If Ezra Klein’s ongoing anti-supermajoritarian jihad is purely strategic, then I think I understand it. It is probably the best Democrats can do rhetorically to try pin the blame on Republicans for lousy governance under a Democratic president with solidly Democratic Congressional majorities (filibuster-trumping, even!). But it doesn’t make much substantive sense. Here’s Ezra’s key passage:
Ever since Newt Gingrich partnered with Bob Dole to retake the Congress atop a successful strategy of relentless and effective obstructionism, Congress has been virtually incapable of doing anything difficult because the minority party will either block it or run against it, or both. And make no mistake: Congress will need to do hard things, and soon.
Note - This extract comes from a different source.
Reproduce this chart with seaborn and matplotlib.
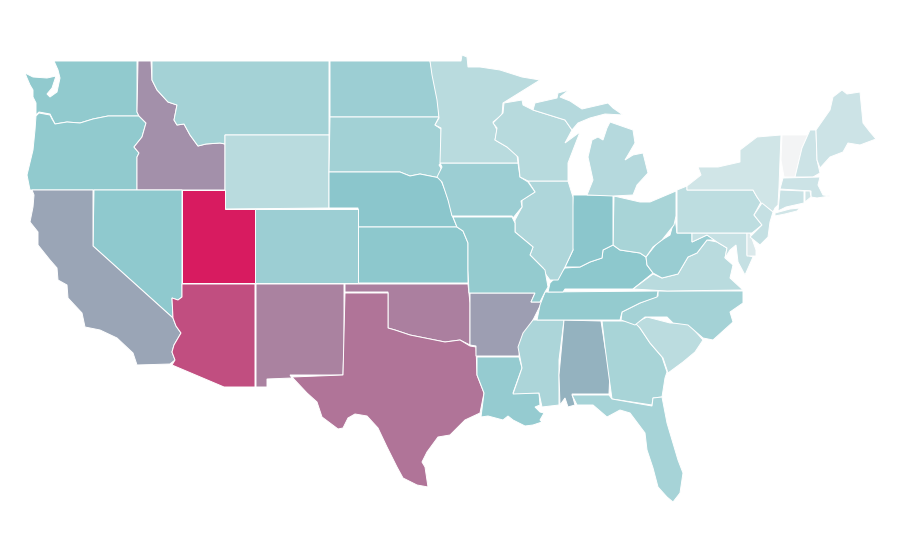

The coherence of Ezra’s whole piece turns on his confusing “anything difficult” with “anything strongly opposed by the minority.” The idea that the present Congress is “virtually” hamstrung is a transparent absurdity to anyone not a professional cheerleader for the legislative agenda of the Democratic Party. As Ross Douthat recently and rightly noted:
In the Obama era, meanwhile, the Senate has already voted to pass the most expensive stimulus package in history, a sweeping reorganization of the American health care system, and a host of more modest legislative initiatives. In this environment, there’s something a little strange about the stridency of liberal complaints about the filibuster, given what they’ve accomplished — and are on the cusp of accomplishing — even with it as an impediment.
I’d say there something more than a little strange about this stridency. It’s downright bizarre. It appears to be based almost entirely on a clearly false claim: that nothing “difficult” can get done with supermajoritarian Senate rules. The next step in the argument is equally outrageous: that the alleged ineffectuality of Congress puts the American people in the way of otherwise avoidable crises. Here’s Ezra again:
There is no doubt that minority parties generally profit in elections when the unemployment rate is high. But given that reality, what incentive do they have to help the majority party lower the unemployment rate? Further out, there is no doubt that the majority party has an incentive to prevent a fiscal crisis on its watch. But what incentive does the minority party have to sign on to the screamingly painful decisions that will avert crisis?
Suddenly Ezra is some kind of rational choice theorist of politics!
What incentive does the minority party have “to help the majority party lower the unemployment rate”? I may be mistaken, but I could swear that Ezra has portrayed Democratic support for health-care reform as grounded in a good-faith desire to secure social justice, reduce suffering, and save lives. Well, whatever that incentive is, that’s the one congressional Republicans have to help Democrats reduce unemployment and avoid fiscal disaster.
But it is not really surprising, is it, that Democrats and Republicans disagree about the policies that would best achieve these aims? Indeed, these differences help explain why the Democratic and Republican parties are different parties. If the Democrats tomorrow announced support for the kind of employment-stimulating and deficit-reduction policies generally favored by Republicans, we’d suddenly see once “difficult” legislation sailing through the Congress. But given the reality that the Democratic Party and its supporters think these are the wrong policies, what incentive does the majority party have to help the minority party lower the unemployment rate and sign on to painful decisions that will avert a fiscal crisis?
Ezra’s analysis reminded me of a passage in Jeremy Waldron’s Law and Disagreement:
The more dangerous temptation is not to pretend an opposing view does not exist, but to treat it as beneath notice in respectable deliberation by assuming it is ignorant or prejudiced or self-interested or based on insufficient contemplation of moral reality. Such an attitude embodies the idea that since truth in matters of justice, right, or policy is singular and consensus is its natural embodiment, some special explanation — some factor of deliberative pathology, such as the lingering taint of self-interest — is required to explain disagreement, which explanation can then be cited as a reason for putting the deviant view to one side.
When Lieberman effectively nixed the public option, Ezra suggested that callous indifference to mass death was at work. If supermajoritarian rules are bringing this kind of monstrous pathology into play, then by all means let’s get rid of them! But, as it is, those rules aren’t even capable of preventing the congressional majority from imposing massive unpopular institutional changes on a reluctant public. That Ezra sees these evidently manageable constraints on the majority party as a positive danger to the public interest suggests that he sees opposing views as unworthy of respect.